Given the conversation of late from the School Committee that AP courses are being cut and students referred to “Honors’ courses, this would seem to be a prime suspect for the decline. While this may be part of the cause, I suspect it is a relatively small component. It is true that relative to the top 4 with the exception of D-S fewer Wellesley HS students take AP courses. But of those who do take AP courses, a significant proportion pass.
Wedfield and Weston look good, at least in terms of the percentage of students taking an AP course, but the difference between those taking and those passing likely hurts their overall rank.
Nevertheless, a policy at Wellesley HS to decrease the number of AP offerings and enrollment in AP courses will eventually impact our position in the rankings.
The only item left for consideration is reading and math proficiency. Two points are striking here between the top-4 and the rest.
First, the scores are 89% or better in both reading and math at all of the top-4. Second, with the exception of Lexington, the difference between the reading and math score is only 1 percentage point. A high ranking would seem determined by not just a high overall score, but by consistent performance in the two score areas.
As well as Wellesley does on math at 89%, the ranking is harmed by a 4 percentage point difference between the math and reading score. Lexington has the same difference, but winds up with a higher ranking because it is starting with a math score of 96% and even with a 4 point difference realizes a reading score of 92%.
Winchester – A Cautionary Tale?
As the graph indicates, Winchester has fallen precipitously in the rankings. Yet, it is notable that the reading and math proficiency scores at 86% in both reading and math are quite close to the Wellesley scores and are the same in both reading and math. However, on the AP measures Winchester is significantly lower in both enrollment and success in AP courses.
This suggests that it will be insufficient to improve the Wellesley reading and math proficiency if at the same time AP course and college readiness are ignored.
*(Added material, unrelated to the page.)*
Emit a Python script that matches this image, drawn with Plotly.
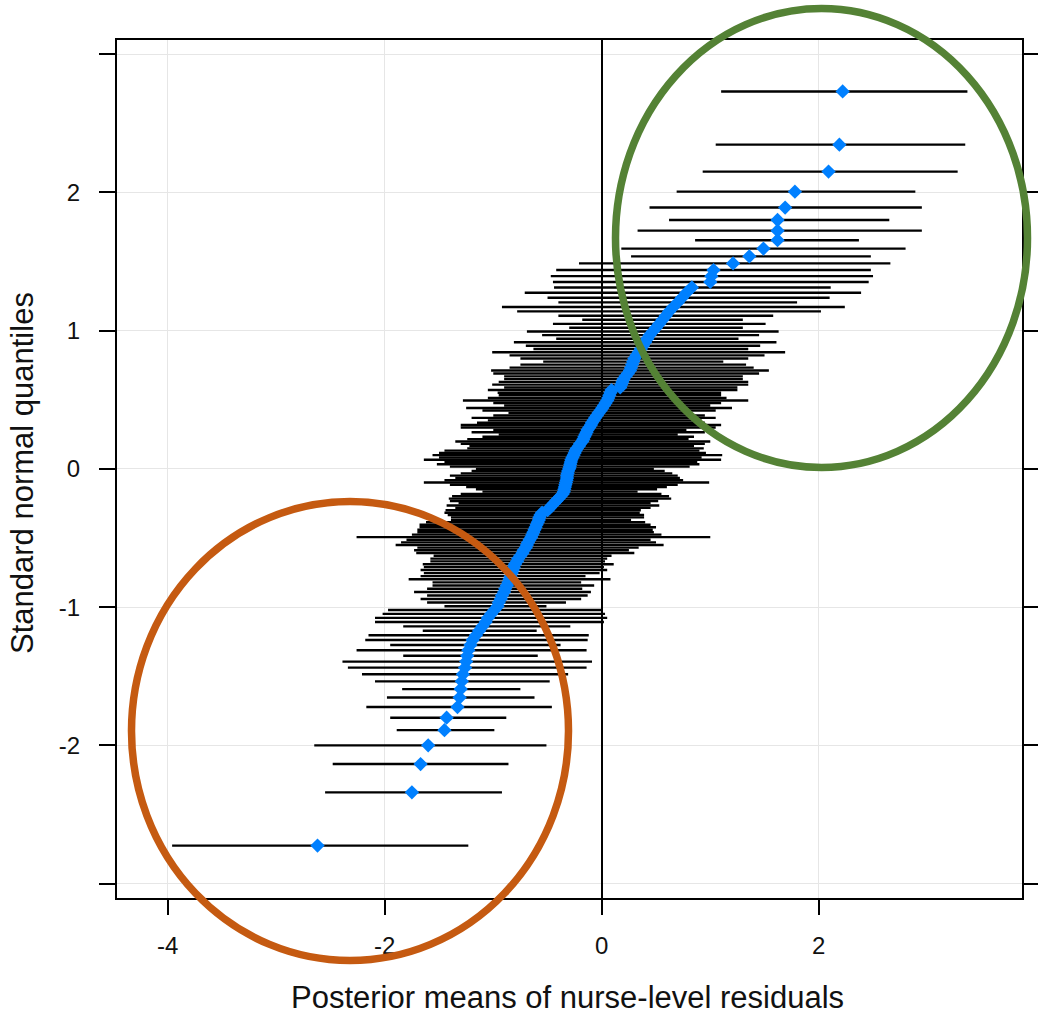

To advance in the rankings Wellesley will need to improve reading and math proficiency while sustaining the AP environment.
A longitudinal study of three data points is not truly sufficient to establish trends.
That being said, one cannot escape the observation that the best schools are consistently the best schools. The best schools show over even this limited timeframe consistent performance. Whereas the less highly ranked school display considerable volatility in their ranking.
From a school management perspective, I would suggest that the volatility is a greater issue than higher or lower ranking. If component of the ranking is stable and consistent it would seem to provide a more certain base to improve from than if the component is moving around from year to year leaving school with the challenging goal of trying to improve a moving target.